> What is asked:
Without the pictures, return all of the material exactly as written.

> Dataset section:
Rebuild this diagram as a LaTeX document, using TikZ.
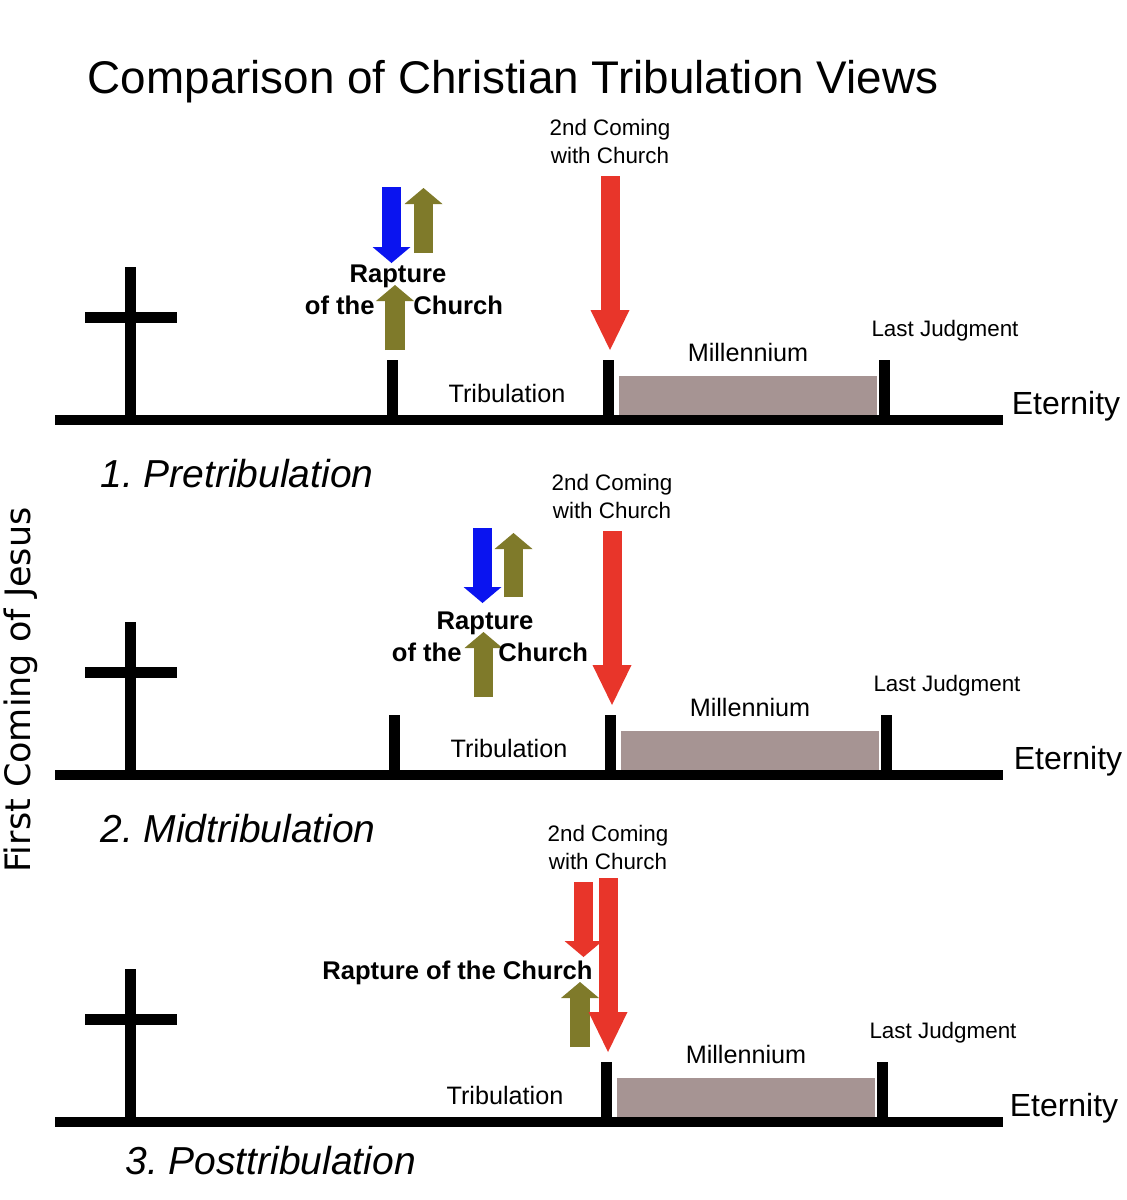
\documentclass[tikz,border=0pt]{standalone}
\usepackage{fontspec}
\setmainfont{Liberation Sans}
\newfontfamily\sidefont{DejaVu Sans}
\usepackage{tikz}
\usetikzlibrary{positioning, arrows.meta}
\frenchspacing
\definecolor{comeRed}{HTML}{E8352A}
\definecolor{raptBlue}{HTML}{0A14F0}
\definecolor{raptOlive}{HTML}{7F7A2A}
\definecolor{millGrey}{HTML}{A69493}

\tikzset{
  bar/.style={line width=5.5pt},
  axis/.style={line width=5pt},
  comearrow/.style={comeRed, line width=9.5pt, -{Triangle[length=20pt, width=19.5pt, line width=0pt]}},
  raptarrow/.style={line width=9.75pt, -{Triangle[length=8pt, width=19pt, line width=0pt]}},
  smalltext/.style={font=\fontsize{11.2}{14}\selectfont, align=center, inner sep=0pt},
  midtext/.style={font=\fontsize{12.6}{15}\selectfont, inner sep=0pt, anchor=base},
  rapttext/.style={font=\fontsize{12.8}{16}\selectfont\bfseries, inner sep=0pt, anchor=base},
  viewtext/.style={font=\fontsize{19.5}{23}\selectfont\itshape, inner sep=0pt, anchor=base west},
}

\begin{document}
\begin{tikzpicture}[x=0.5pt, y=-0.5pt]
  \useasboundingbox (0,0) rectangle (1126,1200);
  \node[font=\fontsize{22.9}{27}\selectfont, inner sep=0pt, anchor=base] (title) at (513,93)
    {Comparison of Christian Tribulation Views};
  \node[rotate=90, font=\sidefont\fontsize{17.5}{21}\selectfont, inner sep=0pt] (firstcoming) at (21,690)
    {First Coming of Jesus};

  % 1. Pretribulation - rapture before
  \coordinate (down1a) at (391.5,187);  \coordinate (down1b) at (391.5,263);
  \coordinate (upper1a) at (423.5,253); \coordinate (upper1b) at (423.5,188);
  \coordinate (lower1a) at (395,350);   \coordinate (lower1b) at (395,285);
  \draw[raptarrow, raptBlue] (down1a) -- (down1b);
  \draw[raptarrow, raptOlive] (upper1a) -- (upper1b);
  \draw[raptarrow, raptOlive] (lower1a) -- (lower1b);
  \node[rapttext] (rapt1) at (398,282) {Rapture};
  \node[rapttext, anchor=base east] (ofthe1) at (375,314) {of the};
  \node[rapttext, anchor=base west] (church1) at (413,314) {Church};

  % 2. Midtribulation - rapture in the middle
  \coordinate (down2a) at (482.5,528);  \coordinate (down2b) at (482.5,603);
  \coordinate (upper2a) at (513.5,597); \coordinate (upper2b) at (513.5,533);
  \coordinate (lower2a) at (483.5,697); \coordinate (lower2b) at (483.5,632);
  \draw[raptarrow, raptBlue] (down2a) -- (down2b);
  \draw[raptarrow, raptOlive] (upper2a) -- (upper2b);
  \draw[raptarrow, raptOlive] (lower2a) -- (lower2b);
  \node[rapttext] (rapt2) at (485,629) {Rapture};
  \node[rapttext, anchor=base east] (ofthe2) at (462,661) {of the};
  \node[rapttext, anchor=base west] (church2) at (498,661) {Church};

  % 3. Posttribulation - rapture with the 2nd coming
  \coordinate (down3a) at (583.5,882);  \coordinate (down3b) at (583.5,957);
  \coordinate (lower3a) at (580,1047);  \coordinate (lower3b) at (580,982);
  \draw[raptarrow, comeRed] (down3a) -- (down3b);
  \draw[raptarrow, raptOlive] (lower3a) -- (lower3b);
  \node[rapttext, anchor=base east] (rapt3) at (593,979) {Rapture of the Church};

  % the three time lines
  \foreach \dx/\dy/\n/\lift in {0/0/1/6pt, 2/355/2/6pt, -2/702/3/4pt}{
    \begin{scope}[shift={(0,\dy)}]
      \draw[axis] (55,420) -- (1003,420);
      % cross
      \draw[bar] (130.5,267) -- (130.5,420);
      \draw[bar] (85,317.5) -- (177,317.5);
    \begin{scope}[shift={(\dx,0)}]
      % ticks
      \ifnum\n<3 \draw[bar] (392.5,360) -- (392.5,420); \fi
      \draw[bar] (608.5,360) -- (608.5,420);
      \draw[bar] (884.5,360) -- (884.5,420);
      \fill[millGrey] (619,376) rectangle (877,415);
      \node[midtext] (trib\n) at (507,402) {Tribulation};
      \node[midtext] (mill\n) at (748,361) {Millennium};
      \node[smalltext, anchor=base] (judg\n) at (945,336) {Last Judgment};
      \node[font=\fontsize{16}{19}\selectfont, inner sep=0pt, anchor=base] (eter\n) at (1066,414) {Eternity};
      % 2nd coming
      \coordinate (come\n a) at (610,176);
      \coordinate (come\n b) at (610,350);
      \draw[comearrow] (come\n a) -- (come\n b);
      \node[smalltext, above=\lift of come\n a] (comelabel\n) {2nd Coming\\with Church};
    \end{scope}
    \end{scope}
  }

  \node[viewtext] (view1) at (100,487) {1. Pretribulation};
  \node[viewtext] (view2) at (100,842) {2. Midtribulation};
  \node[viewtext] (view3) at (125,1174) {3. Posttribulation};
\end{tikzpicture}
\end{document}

> Output for this exercise:
Rebuild this diagram as a LaTeX document, using TikZ.
\documentclass[tikz,border=0pt]{standalone}
\usepackage{fontspec}
\setmainfont{Liberation Sans}
\newfontfamily\sidefont{DejaVu Sans}
\usepackage{tikz}
\usetikzlibrary{positioning, arrows.meta}
\frenchspacing
\definecolor{comeRed}{HTML}{E8352A}
\definecolor{raptBlue}{HTML}{0A14F0}
\definecolor{raptOlive}{HTML}{7F7A2A}
\definecolor{millGrey}{HTML}{A69493}

\tikzset{
  bar/.style={line width=5.5pt},
  axis/.style={line width=5pt},
  comearrow/.style={comeRed, line width=9.5pt, -{Triangle[length=20pt, width=19.5pt, line width=0pt]}},
  raptarrow/.style={line width=9.75pt, -{Triangle[length=8pt, width=19pt, line width=0pt]}},
  smalltext/.style={font=\fontsize{11.2}{14}\selectfont, align=center, inner sep=0pt},
  midtext/.style={font=\fontsize{12.6}{15}\selectfont, inner sep=0pt, anchor=base},
  rapttext/.style={font=\fontsize{12.8}{16}\selectfont\bfseries, inner sep=0pt, anchor=base},
  viewtext/.style={font=\fontsize{19.5}{23}\selectfont\itshape, inner sep=0pt, anchor=base west},
}

\begin{document}
\begin{tikzpicture}[x=0.5pt, y=-0.5pt]
  \useasboundingbox (0,0) rectangle (1126,1200);
  \node[font=\fontsize{22.9}{27}\selectfont, inner sep=0pt, anchor=base] (title) at (513,93)
    {Comparison of Christian Tribulation Views};
  \node[rotate=90, font=\sidefont\fontsize{17.5}{21}\selectfont, inner sep=0pt] (firstcoming) at (21,690)
    {First Coming of Jesus};

  % 1. Pretribulation - rapture before
  \coordinate (down1a) at (391.5,187);  \coordinate (down1b) at (391.5,263);
  \coordinate (upper1a) at (423.5,253); \coordinate (upper1b) at (423.5,188);
  \coordinate (lower1a) at (395,350);   \coordinate (lower1b) at (395,285);
  \draw[raptarrow, raptBlue] (down1a) -- (down1b);
  \draw[raptarrow, raptOlive] (upper1a) -- (upper1b);
  \draw[raptarrow, raptOlive] (lower1a) -- (lower1b);
  \node[rapttext] (rapt1) at (398,282) {Rapture};
  \node[rapttext, anchor=base east] (ofthe1) at (375,314) {of the};
  \node[rapttext, anchor=base west] (church1) at (413,314) {Church};

  % 2. Midtribulation - rapture in the middle
  \coordinate (down2a) at (482.5,528);  \coordinate (down2b) at (482.5,603);
  \coordinate (upper2a) at (513.5,597); \coordinate (upper2b) at (513.5,533);
  \coordinate (lower2a) at (483.5,697); \coordinate (lower2b) at (483.5,632);
  \draw[raptarrow, raptBlue] (down2a) -- (down2b);
  \draw[raptarrow, raptOlive] (upper2a) -- (upper2b);
  \draw[raptarrow, raptOlive] (lower2a) -- (lower2b);
  \node[rapttext] (rapt2) at (485,629) {Rapture};
  \node[rapttext, anchor=base east] (ofthe2) at (462,661) {of the};
  \node[rapttext, anchor=base west] (church2) at (498,661) {Church};

  % 3. Posttribulation - rapture with the 2nd coming
  \coordinate (down3a) at (583.5,882);  \coordinate (down3b) at (583.5,957);
  \coordinate (lower3a) at (580,1047);  \coordinate (lower3b) at (580,982);
  \draw[raptarrow, comeRed] (down3a) -- (down3b);
  \draw[raptarrow, raptOlive] (lower3a) -- (lower3b);
  \node[rapttext, anchor=base east] (rapt3) at (593,979) {Rapture of the Church};

  % the three time lines
  \foreach \dx/\dy/\n/\lift in {0/0/1/6pt, 2/355/2/6pt, -2/702/3/4pt}{
    \begin{scope}[shift={(0,\dy)}]
      \draw[axis] (55,420) -- (1003,420);
      % cross
      \draw[bar] (130.5,267) -- (130.5,420);
      \draw[bar] (85,317.5) -- (177,317.5);
    \begin{scope}[shift={(\dx,0)}]
      % ticks
      \ifnum\n<3 \draw[bar] (392.5,360) -- (392.5,420); \fi
      \draw[bar] (608.5,360) -- (608.5,420);
      \draw[bar] (884.5,360) -- (884.5,420);
      \fill[millGrey] (619,376) rectangle (877,415);
      \node[midtext] (trib\n) at (507,402) {Tribulation};
      \node[midtext] (mill\n) at (748,361) {Millennium};
      \node[smalltext, anchor=base] (judg\n) at (945,336) {Last Judgment};
      \node[font=\fontsize{16}{19}\selectfont, inner sep=0pt, anchor=base] (eter\n) at (1066,414) {Eternity};
      % 2nd coming
      \coordinate (come\n a) at (610,176);
      \coordinate (come\n b) at (610,350);
      \draw[comearrow] (come\n a) -- (come\n b);
      \node[smalltext, above=\lift of come\n a] (comelabel\n) {2nd Coming\\with Church};
    \end{scope}
    \end{scope}
  }

  \node[viewtext] (view1) at (100,487) {1. Pretribulation};
  \node[viewtext] (view2) at (100,842) {2. Midtribulation};
  \node[viewtext] (view3) at (125,1174) {3. Posttribulation};
\end{tikzpicture}
\end{document}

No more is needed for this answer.